Aztec Connect Smart Contract Drained for $2M Three Years After Shutdown

An abandoned smart contract from the defunct DeFi protocol Aztec Connect was exploited for $2 million this week — more than three years after the platform shut down. The incident underscores a persistent danger in decentralized finance: once a contract is live on the blockchain, it cannot be altered or killed, leaving a standing target for attackers even after the project itself is gone.

How the Exploit Worked

The attacker drained roughly $2 million from a contract that had been left untouched since Aztec Connect ceased operations in 2024. Because the contract was immutable — a core feature of many DeFi protocols — no one could update it to lock the funds or disable functionality after the shutdown. The exploit appears to have taken advantage of a known vulnerability or simply withdrew funds that were still accessible due to the contract's original permissions.

Why Immutable Contracts Are a Risk

Immutability is often praised as a security feature in blockchain code: no one can change the rules after deployment. But that same trait becomes a liability when a project shuts down. If a contract holds user funds, grants withdrawal rights, or interacts with other protocols, those functions remain active forever. Aztec Connect's case is a textbook example: the team walked away, but the contract kept running — and eventually an attacker found it.

The Gap in Exit Strategies

The exploit highlights a missing piece in many DeFi projects' shutdown plans. Few protocols design for a clean, irreversible deactivation of their smart contracts. Simple steps — like adding a pause function, a self-destruct option (where supported), or a migration mechanism — could reduce the risk, but they require foresight during development. In Aztec Connect's case, no such safeguards were in place when the project ended.

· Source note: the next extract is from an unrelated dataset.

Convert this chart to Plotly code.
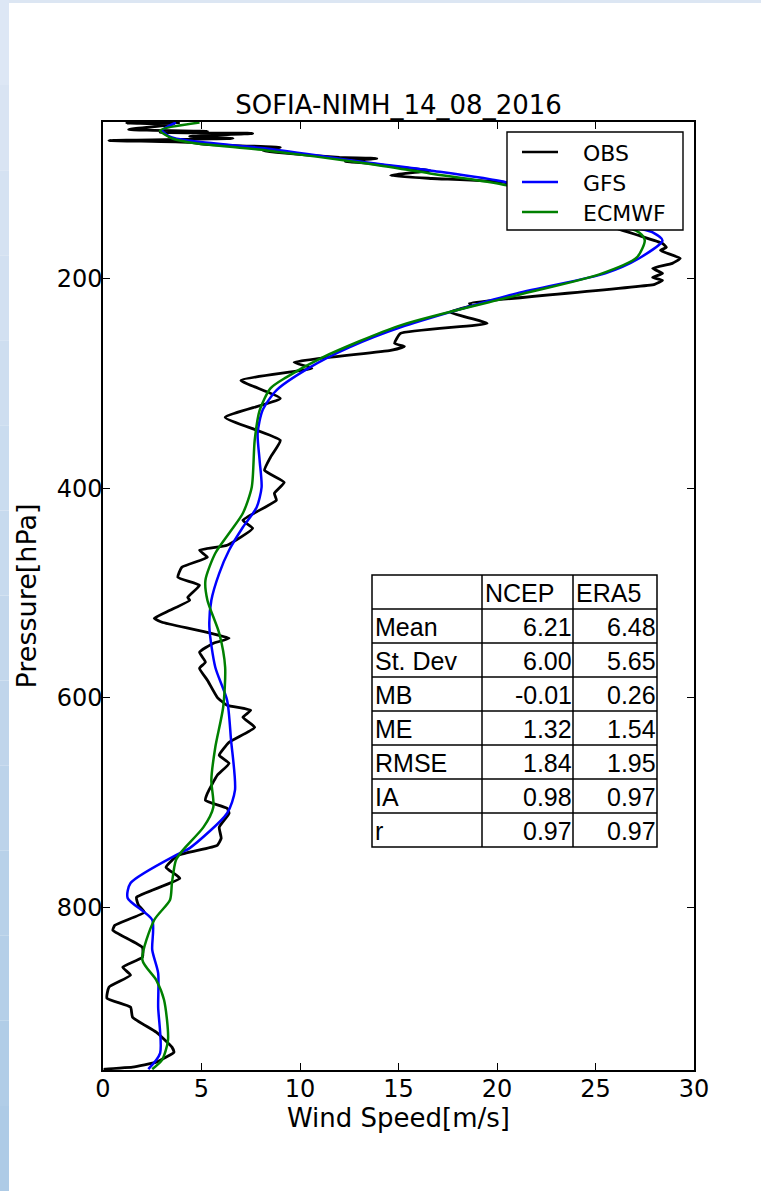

The $2 million loss is unlikely to be recoverable. Because the blockchain enforces the original contract logic, there is no central authority to reverse the transaction or claw back the funds. The money is gone, and the attacker remains anonymous.

What DeFi Can Learn

Regulators and security researchers have warned for years that abandoned contracts create ticking time bombs. The Aztec Connect exploit is not the first — and probably not the last — example of a dormant contract being raided. The question now is whether developers will treat contract immutability as a feature to be turned off after a project dies, or continue to treat shutdowns as simply turning off a website. Without a change in how protocols plan for their own end, similar losses are likely to follow.